Una riflessione sul Vangelo secondo Giovanni (Gv 20, 24-29)
Ci capita spesso di metterci assieme con amici e in questo stare assieme far nascere voglia di fare, voglia di esserci, desiderio di dare senso alla vita … se poi c’è qualcuno che ha capacità aggregative, ma soprattutto ideali alti, è garantita anche una riuscita.
Il giro degli apostoli era giusto stato messo assieme da Gesù: era un gruppo di persone molto assortito, era una squadra che nessuno avrebbe preso per lavorare assieme verso una meta comune, e la squadra “scoppia” proprio a Parasceve e il giorno dopo si taglia a fette la grande disperazione di tutti per la morte di Gesù, la sua fine miserevole, da bestemmiatore, da nemico di Dio, ma è sabato, il sabato della grande festa pasquale.
Tutto cambia il primo giorno dopo il sabato, diremmo noi domenica sera: la squadra più impossibile che si era formata attorno a Gesù, ne sente il vuoto, la mancanza, la sconfitta e decide di ritrovarsi assieme.
Ma manca Tommaso: è fuori ancora disperato, ancora chiuso nella sua desolazione. Torna tardi entra, li vede tutti esaltati, gli si fanno attorno, non smettono di riferirgli con gli occhi, con il cuore, con il sorriso l’esperienza profonda che hanno fatto del Risorto.
E Lui: “a quel che dite, neanche se mi ammazzate ci credo. Siete tutti esaltati. è una euforia collettiva che vi siete dati per sopravvivere, per eccesso di disperazione.”
Qualche tempo dopo in piazza avrebbero detto di questo entusiasmo degli apostoli che erano già ubriachi di buon mattino.
Ma otto giorni dopo Lui, Gesù, il Cristo ritorna e guarda subito a Tommaso: “volevi mettermi il dito nel posto dei chiodi? Volevi puntarmi la mano nello squarcio della lancia? Eccomi.”
Da una parte Gesù che ama, capisce, si offre, dall’altra noi con la nostra dialettica, i nostri dubbi, i nostri continui ripensamenti, le emozioni contrastanti che oggi ci portano a credere e domani a rifiutare, con il velo pesante dei nostri comportamenti sbagliati che ci tolgono la visione della verità, con le nostre fughe per non pensare, con le nostre fasciature fatte di ricchezze e egoismi, con le nostre intelligenze sviate, siamo li a questionare.

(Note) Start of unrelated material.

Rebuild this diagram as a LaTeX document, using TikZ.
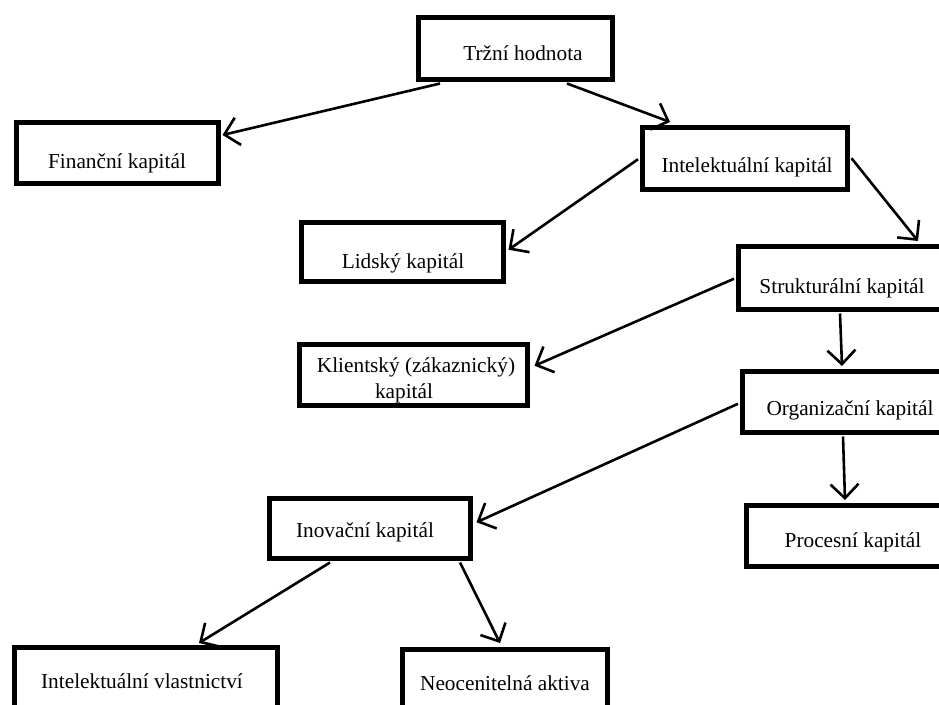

Tommaso, tra gli apostoli, aveva un suo metodo preciso per aderire a Gesù, per accogliere da Lui il dono della fede: cercare, avere fiducia e accogliere il dono senza mezze misure.
C’è posto per tutta la sua carica umana, per tutte le domande anche più inutili, ma poi cambia radicalmente prospettiva, ricerca, impegno e il cuore si allarga all’accoglienza del Risorto, e all’accoglienza di Dio.

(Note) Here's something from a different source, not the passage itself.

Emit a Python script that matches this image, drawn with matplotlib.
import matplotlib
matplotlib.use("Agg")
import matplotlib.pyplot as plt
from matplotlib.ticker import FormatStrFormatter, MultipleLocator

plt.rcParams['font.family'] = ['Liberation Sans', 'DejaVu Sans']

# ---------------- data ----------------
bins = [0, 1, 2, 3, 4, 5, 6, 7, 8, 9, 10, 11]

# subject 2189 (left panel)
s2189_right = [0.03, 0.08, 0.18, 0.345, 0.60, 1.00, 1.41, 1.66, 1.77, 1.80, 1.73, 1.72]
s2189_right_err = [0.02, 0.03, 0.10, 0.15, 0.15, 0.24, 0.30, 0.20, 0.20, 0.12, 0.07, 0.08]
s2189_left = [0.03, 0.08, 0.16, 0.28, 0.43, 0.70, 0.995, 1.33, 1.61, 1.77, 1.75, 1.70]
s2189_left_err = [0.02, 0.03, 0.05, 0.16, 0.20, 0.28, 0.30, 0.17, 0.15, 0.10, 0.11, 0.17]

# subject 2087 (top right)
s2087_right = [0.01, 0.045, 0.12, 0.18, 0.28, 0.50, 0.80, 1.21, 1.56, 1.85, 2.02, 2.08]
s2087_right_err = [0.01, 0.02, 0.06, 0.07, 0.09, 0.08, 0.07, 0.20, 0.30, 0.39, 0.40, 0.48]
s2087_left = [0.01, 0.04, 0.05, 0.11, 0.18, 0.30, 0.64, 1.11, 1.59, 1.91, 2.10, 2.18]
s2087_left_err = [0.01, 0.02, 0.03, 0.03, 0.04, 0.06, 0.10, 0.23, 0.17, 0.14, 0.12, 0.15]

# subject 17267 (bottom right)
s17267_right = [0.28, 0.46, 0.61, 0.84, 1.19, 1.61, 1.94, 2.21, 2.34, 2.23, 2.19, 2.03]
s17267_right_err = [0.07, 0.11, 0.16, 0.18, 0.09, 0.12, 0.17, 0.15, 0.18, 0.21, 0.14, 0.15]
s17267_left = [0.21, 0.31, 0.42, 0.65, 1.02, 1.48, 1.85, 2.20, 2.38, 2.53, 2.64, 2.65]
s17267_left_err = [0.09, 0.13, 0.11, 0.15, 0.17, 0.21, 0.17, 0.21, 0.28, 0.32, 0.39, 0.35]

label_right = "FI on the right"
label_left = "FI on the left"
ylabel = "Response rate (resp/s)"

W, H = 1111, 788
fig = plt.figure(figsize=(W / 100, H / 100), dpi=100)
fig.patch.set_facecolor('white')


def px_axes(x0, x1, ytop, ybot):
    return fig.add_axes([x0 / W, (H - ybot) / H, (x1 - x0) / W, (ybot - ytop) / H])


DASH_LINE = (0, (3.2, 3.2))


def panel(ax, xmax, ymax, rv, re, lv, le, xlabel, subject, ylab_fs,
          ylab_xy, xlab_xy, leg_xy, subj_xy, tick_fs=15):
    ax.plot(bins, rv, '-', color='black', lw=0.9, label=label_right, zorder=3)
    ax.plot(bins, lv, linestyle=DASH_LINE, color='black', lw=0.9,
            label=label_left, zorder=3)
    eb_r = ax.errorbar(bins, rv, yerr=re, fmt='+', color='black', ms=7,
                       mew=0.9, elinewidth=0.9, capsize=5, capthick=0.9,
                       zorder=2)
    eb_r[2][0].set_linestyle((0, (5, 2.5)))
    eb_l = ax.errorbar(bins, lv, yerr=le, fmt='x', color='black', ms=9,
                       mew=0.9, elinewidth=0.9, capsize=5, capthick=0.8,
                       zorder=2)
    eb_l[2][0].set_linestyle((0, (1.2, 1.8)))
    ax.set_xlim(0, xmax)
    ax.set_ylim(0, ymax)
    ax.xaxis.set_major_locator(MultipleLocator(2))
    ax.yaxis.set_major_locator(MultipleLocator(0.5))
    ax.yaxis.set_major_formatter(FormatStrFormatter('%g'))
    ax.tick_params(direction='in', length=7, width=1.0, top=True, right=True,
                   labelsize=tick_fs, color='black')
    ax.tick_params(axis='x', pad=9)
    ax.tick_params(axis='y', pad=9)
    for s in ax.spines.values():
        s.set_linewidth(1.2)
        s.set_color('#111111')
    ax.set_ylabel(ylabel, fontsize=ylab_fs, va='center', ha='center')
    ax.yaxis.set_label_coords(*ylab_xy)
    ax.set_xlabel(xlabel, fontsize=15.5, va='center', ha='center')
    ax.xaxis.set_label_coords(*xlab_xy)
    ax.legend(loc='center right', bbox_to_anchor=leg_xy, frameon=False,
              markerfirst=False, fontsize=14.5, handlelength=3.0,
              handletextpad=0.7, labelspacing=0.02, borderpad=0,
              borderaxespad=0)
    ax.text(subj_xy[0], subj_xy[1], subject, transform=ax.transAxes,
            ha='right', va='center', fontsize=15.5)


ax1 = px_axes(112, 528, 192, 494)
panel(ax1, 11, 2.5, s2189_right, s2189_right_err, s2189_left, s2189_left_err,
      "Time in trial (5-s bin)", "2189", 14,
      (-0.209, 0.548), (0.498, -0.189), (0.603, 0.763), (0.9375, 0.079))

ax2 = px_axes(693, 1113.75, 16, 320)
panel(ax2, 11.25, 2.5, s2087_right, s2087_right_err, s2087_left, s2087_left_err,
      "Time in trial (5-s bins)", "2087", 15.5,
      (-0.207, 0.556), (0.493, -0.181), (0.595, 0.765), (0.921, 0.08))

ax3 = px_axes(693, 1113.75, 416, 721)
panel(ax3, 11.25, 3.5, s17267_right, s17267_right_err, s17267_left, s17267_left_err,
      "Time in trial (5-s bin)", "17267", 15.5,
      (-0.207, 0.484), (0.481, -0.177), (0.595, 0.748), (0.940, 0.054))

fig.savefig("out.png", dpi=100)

E’ un attimo intenso quello di Tommaso: la verità gli scoppia dentro: mio Signore e mio Dio. E’ fede pura, non è soprattutto e solo constatazione.
San Giovanni Paolo II a Tor Vergata ha chiamato questo incontro “laboratorio della fede”: quante volte anche noi dobbiamo attivare questo laboratorio di Tommaso, perché la vita ci presenta sempre domande impossibili e ricerche disperate; non dobbiamo risparmiarci nessuna domanda per noi e per tutti, entrarci anche noi, invocare, attendere, cercare fino ad accogliere il dono della fede, che Dio non ci farà mai mancare.